Der Senat hat wiederholt ausgesprochen, daß sich der Zweck einer Leistung aus den jeweiligen Voraussetzungen und sonstigen Merkmalen der Leistung ergibt (Urteil vom 24. März 1993 – 10 AZR 160/92 – AP Nr. 152 zu § 611 BGB Gratifikation, zuletzt Urteil vom 11. Dezember 1996 – 10 AZR 359/96 – AP Nr. 19 zu §§ 22, 23 BAT Zulagen).
Angesichts der dargestellten Voraussetzungen und Besonderheiten des Schichtlohnzuschlages handelt es sich bei diesem nicht um eine Erschwerniszulage, die eine bestimmte quantitativ oder qualitativ umschriebene Erschwernis abgelten soll, sondern um einen Vergütungsbestandteil, der mit Rücksicht auf die Besonderheit der Arbeit – ständige Schichtarbeit – gezahlt wird. Das wird besonders deutlich daraus, daß der Schichtlohnzuschlag abhängig ist von der Grundvergütung des jeweiligen Arbeiters.
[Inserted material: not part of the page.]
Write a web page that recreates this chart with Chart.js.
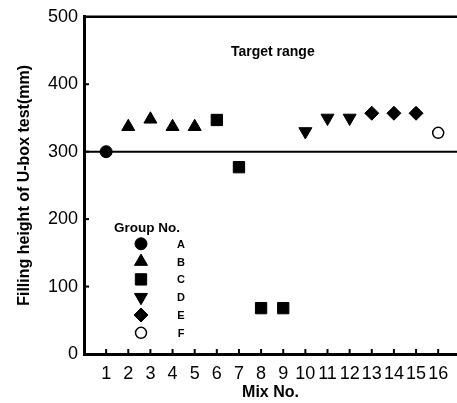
<!DOCTYPE html>
<html>
<head>
<meta charset="utf-8">
<script src="https://cdn.jsdelivr.net/npm/chart.js@4.4.1/dist/chart.umd.min.js"></script>
<style>
  html, body { margin: 0; padding: 0; background: #fff; }
  #wrap { width: 457px; height: 403px; }
</style>
</head>
<body>
<div id="wrap"><canvas id="uboxChart"></canvas></div>
<script>
// values
const mixNo = [1, 2, 3, 4, 5, 6, 7, 8, 9, 10, 11, 12, 13, 14, 15, 16];
const mixGroup = ['A', 'B', 'B', 'B', 'B', 'C', 'C', 'C', 'C', 'D', 'D', 'D', 'E', 'E', 'E', 'F'];
const fillingHeight = [300, 337, 348, 337, 337, 347, 277, 68, 68, 330, 350, 350, 357, 357, 357, 328];
const groupNames = ['A', 'B', 'C', 'D', 'E', 'F'];
const yTicks = [0, 100, 200, 300, 400, 500];
const xTicks = mixNo;
const targetLevel = 300;
const targetLabel = 'Target range';

// marker look per group
const markerStyle = {
    A: { pointStyle: 'circle', radius: 6, rotation: 0, fill: '#000' },
    B: { pointStyle: 'triangle', radius: 7.5, rotation: 0, fill: '#000' },
    C: { pointStyle: 'rect', radius: 8, rotation: 0, fill: '#000' },
    D: { pointStyle: 'triangle', radius: 7.5, rotation: 180, fill: '#000' },
    E: { pointStyle: 'rectRot', radius: 7, rotation: 0, fill: '#000' },
    F: { pointStyle: 'circle', radius: 5.5, rotation: 0, fill: '#fff' }
};

const datasets = groupNames.map(function(g) {
    const pts = [];
    mixNo.forEach(function(m, i) {
        if (mixGroup[i] === g) pts.push({ x: m, y: fillingHeight[i] });
    });
    const s = markerStyle[g];
    return {
        label: g,
        data: pts,
        pointStyle: s.pointStyle,
        rotation: s.rotation,
        pointRadius: s.radius,
        pointHoverRadius: s.radius,
        backgroundColor: s.fill,
        borderColor: '#000',
        borderWidth: g === 'F' ? 1.5 : 1
    };
});

function drawMarker(ctx, s, x, y) {
    ctx.save();
    ctx.fillStyle = s.fill;
    ctx.strokeStyle = '#000';
    ctx.lineWidth = s.fill === '#fff' ? 1.5 : 1;
    Chart.helpers.drawPoint(ctx, { pointStyle: s.pointStyle, rotation: s.rotation, radius: s.radius, borderWidth: ctx.lineWidth }, x, y);
    ctx.restore();
}

const framePlugin = {
    id: 'frame',
    beforeDatasetsDraw(chart) {
        const ctx = chart.ctx, a = chart.chartArea;
        const xs = chart.scales.x, ys = chart.scales.y;
        ctx.save();
        ctx.strokeStyle = '#000';
        // top line at the axis maximum
        ctx.lineWidth = 2.5;
        const yt = ys.getPixelForValue(yTicks[yTicks.length - 1]);
        ctx.beginPath(); ctx.moveTo(a.left, yt); ctx.lineTo(a.right, yt); ctx.stroke();
        // target line
        ctx.lineWidth = 2;
        const yl = ys.getPixelForValue(targetLevel);
        ctx.beginPath(); ctx.moveTo(a.left, yl); ctx.lineTo(a.right, yl); ctx.stroke();
        // inward tick marks
        ctx.lineWidth = 2;
        yTicks.slice(1, -1).forEach(function(v) {
            const p = ys.getPixelForValue(v);
            ctx.beginPath(); ctx.moveTo(a.left, p); ctx.lineTo(a.left + 5, p); ctx.stroke();
        });
        xTicks.forEach(function(v) {
            const p = xs.getPixelForValue(v);
            ctx.beginPath(); ctx.moveTo(p, a.bottom); ctx.lineTo(p, a.bottom - 5); ctx.stroke();
        });
        ctx.restore();
    },
    afterDatasetsDraw(chart) {
        const ctx = chart.ctx, a = chart.chartArea;
        const xs = chart.scales.x, ys = chart.scales.y;
        ctx.save();
        ctx.fillStyle = '#000';
        ctx.textAlign = 'center';
        ctx.textBaseline = 'middle';
        ctx.font = 'bold 14px "Liberation Sans", Arial, sans-serif';
        ctx.fillText(targetLabel, xs.getPixelForValue(8.53), ys.getPixelForValue(447));

        // legend inside the plot
        const lx = a.left + 57, ly = a.top + 211;
        ctx.font = 'bold 13.5px "Liberation Sans", Arial, sans-serif';
        ctx.fillText('Group No.', a.left + 63, ly);
        ctx.font = 'bold 11px "Liberation Sans", Arial, sans-serif';
        groupNames.forEach(function(g, i) {
            const y = ly + 16 + i * 17.8;
            drawMarker(ctx, markerStyle[g], lx, y);
            ctx.fillText(g, a.left + 97, y + 1);
        });
        ctx.restore();
    }
};

new Chart(document.getElementById('uboxChart'), {
    type: 'scatter',
    data: { datasets: datasets },
    plugins: [framePlugin],
    options: {
        responsive: true,
        maintainAspectRatio: false,
        animation: false,
        layout: { autoPadding: false, padding: { top: 16, right: 0, bottom: 0, left: 0 } },
        plugins: { legend: { display: false }, tooltip: { enabled: false } },
        scales: {
            x: {
                type: 'linear',
                min: 0,
                max: 16.85,
                afterBuildTicks: function(scale) {
                    scale.ticks = xTicks.map(function(v) { return { value: v }; });
                },
                afterFit: function(scale) {
                    scale.height = 49;
                    scale.paddingLeft = 0;
                    scale.paddingRight = 0;
                },
                grid: { display: false, drawTicks: false },
                border: { display: true, color: '#000', width: 3 },
                ticks: {
                    autoSkip: false,
                    maxRotation: 0,
                    padding: 9,
                    color: '#000',
                    font: { family: '"Liberation Sans", Arial, sans-serif', size: 18 }
                },
                title: {
                    display: true,
                    text: 'Mix No.',
                    color: '#000',
                    padding: { top: 0, bottom: 1 },
                    font: { family: '"Liberation Sans", Arial, sans-serif', size: 16, weight: 'bold' }
                }
            },
            y: {
                min: 0,
                max: 500,
                afterBuildTicks: function(scale) {
                    scale.ticks = yTicks.map(function(v) { return { value: v }; });
                },
                afterFit: function(scale) { scale.width = 84; },
                grid: { display: false, drawTicks: false },
                border: { display: true, color: '#000', width: 3 },
                ticks: {
                    padding: 6,
                    color: '#000',
                    font: { family: '"Liberation Sans", Arial, sans-serif', size: 18 }
                },
                title: {
                    display: true,
                    text: 'Filling height of U-box test(mm)',
                    color: '#000',
                    padding: { top: 15, bottom: 0 },
                    font: { family: '"Liberation Sans", Arial, sans-serif', size: 16, weight: 'bold' }
                }
            }
        }
    }
});
</script>
</body>
</html>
Ein Arbeiter mit einer Grundvergütung aus einer höheren Lohngruppe erhält daher einen höheren Schichtlohnzuschlag als ein Arbeiter mit einer Grundvergütung aus einer niedrigeren Lohngruppe, auch wenn beide Arbeiter im gleichen Umfang ständig Schichtarbeit leisten und damit den gleichen Erschwernissen und Belastungen, wie sie eine solche Arbeit mit sich bringt, ausgesetzt sind.
Eine solche Regelung ist zulässig. Es steht den Tarifvertragsparteien frei, ob sie besondere Umstände einer Arbeit durch eine höhere Vergütung honorieren wollen oder ob sie für besondere Erschwernisse – etwa Kälte, Nässe, Schmutz – eine an dem Maß dieser Erschwernisse orientierte Zulage normieren.
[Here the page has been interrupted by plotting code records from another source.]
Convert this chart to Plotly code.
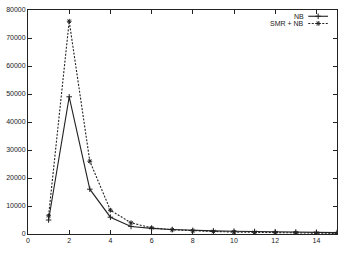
import plotly.graph_objects as go

x_vals = list(range(1, 16))
nb = [5000, 49000, 16000, 6000, 2700, 2000, 1600, 1300, 1100, 1000, 900, 800, 700, 600, 500]
smr_nb = [6500, 76000, 26000, 8500, 4000, 2200, 1500, 1100, 900, 700, 600, 500, 400, 300, 200]
series_names = ["NB", "SMR + NB"]
x_ticks = [0, 2, 4, 6, 8, 10, 12, 14]
y_ticks = [0, 10000, 20000, 30000, 40000, 50000, 60000, 70000, 80000]

FONT = dict(family="Liberation Sans, Arial, sans-serif", size=7, color="#222222")
DASH = "2px,1.5px"

fig = go.Figure()
fig.add_trace(go.Scatter(x=x_vals, y=nb, mode="lines+markers", name=series_names[0],
                         line=dict(color="#222", width=1.1),
                         marker=dict(symbol="cross-thin-open", size=4, color="#222",
                                     line=dict(width=1, color="#222")),
                         showlegend=False))
fig.add_trace(go.Scatter(x=x_vals, y=smr_nb, mode="lines+markers", name=series_names[1],
                         line=dict(color="#222", width=1.1, dash=DASH),
                         marker=dict(symbol="asterisk-open", size=4, color="#222",
                                     line=dict(width=1, color="#222")),
                         showlegend=False))

# gnuplot-style legend: text right-aligned, then sample line with marker
leg_y = [0.972, 0.94]
styles = [dict(dash="solid", sym="cross-thin-open"), dict(dash=DASH, sym="asterisk-open")]
for name, ly, st in zip(series_names, leg_y, styles):
    fig.add_annotation(xref="paper", yref="paper", x=0.9, y=ly, text=name,
                       showarrow=False, xanchor="right", yanchor="middle", font=FONT)
    fig.add_trace(go.Scatter(x=[0.907, 0.971], y=[ly, ly], xaxis="x2", yaxis="y2",
                             mode="lines", line=dict(color="#222", width=1.1, dash=st["dash"]),
                             showlegend=False, hoverinfo="skip"))
    fig.add_trace(go.Scatter(x=[0.939], y=[ly], xaxis="x2", yaxis="y2", mode="markers",
                             marker=dict(symbol=st["sym"], size=4, color="#222",
                                         line=dict(width=1, color="#222")),
                             showlegend=False, hoverinfo="skip"))

axis_common = dict(showline=True, linecolor="#222", linewidth=1, mirror="ticks",
                   ticks="inside", ticklen=4, tickcolor="#222", showgrid=False,
                   zeroline=False, tickfont=FONT)
fig.update_layout(
    width=345, height=254,
    margin=dict(l=26, r=8, t=6, b=20),
    paper_bgcolor="white", plot_bgcolor="white",
    xaxis=dict(range=[0, 15], tickvals=x_ticks, **axis_common),
    yaxis=dict(range=[0, 80000], tickvals=y_ticks, tickformat="d", **axis_common),
    xaxis2=dict(range=[0, 1], overlaying="x", visible=False),
    yaxis2=dict(range=[0, 1], overlaying="y", visible=False),
)
fig.write_html("out.html")
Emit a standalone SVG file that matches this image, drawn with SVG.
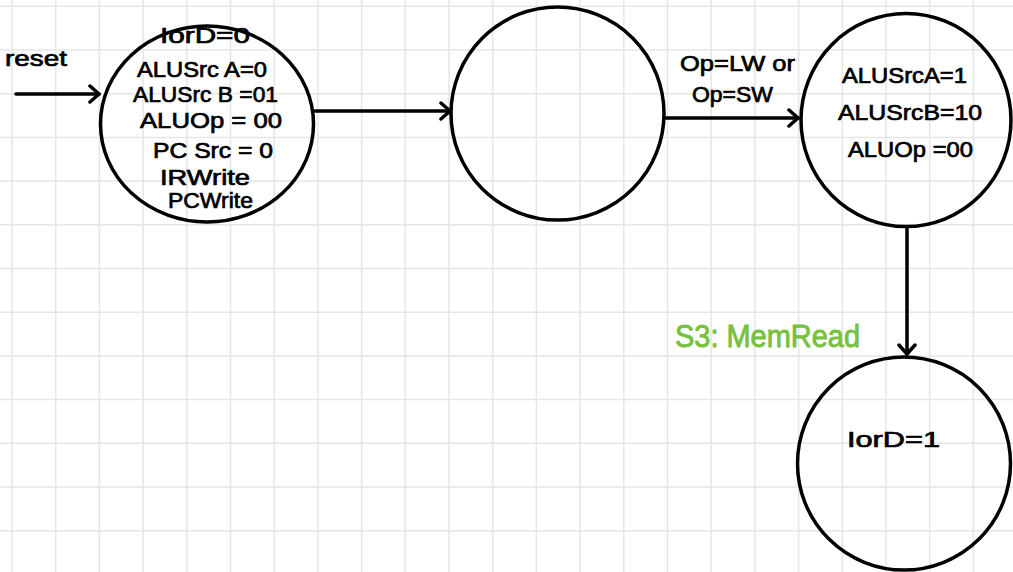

3. Handelt es sich damit bei dem Schichtlohnzuschlag im Ergebnis um einen Vergütungsbestandteil, so verstößt es nicht gegen § 2 BeschFG, wenn dieser Vergütungsbestandteil ebenso wie die Grundvergütung sich nach der Dauer der vereinbarten Arbeitszeit bemißt, d.h. im vorliegenden Falle nur in Höhe von 30/38,5 Std. gezahlt wird. Ein voller Schichtlohnzuschlag steht der Klägerin daher nicht zu. Ihre Klage mußte daher abgewiesen werden.
III. Die Kostenentscheidung folgt aus § 91 ZPO.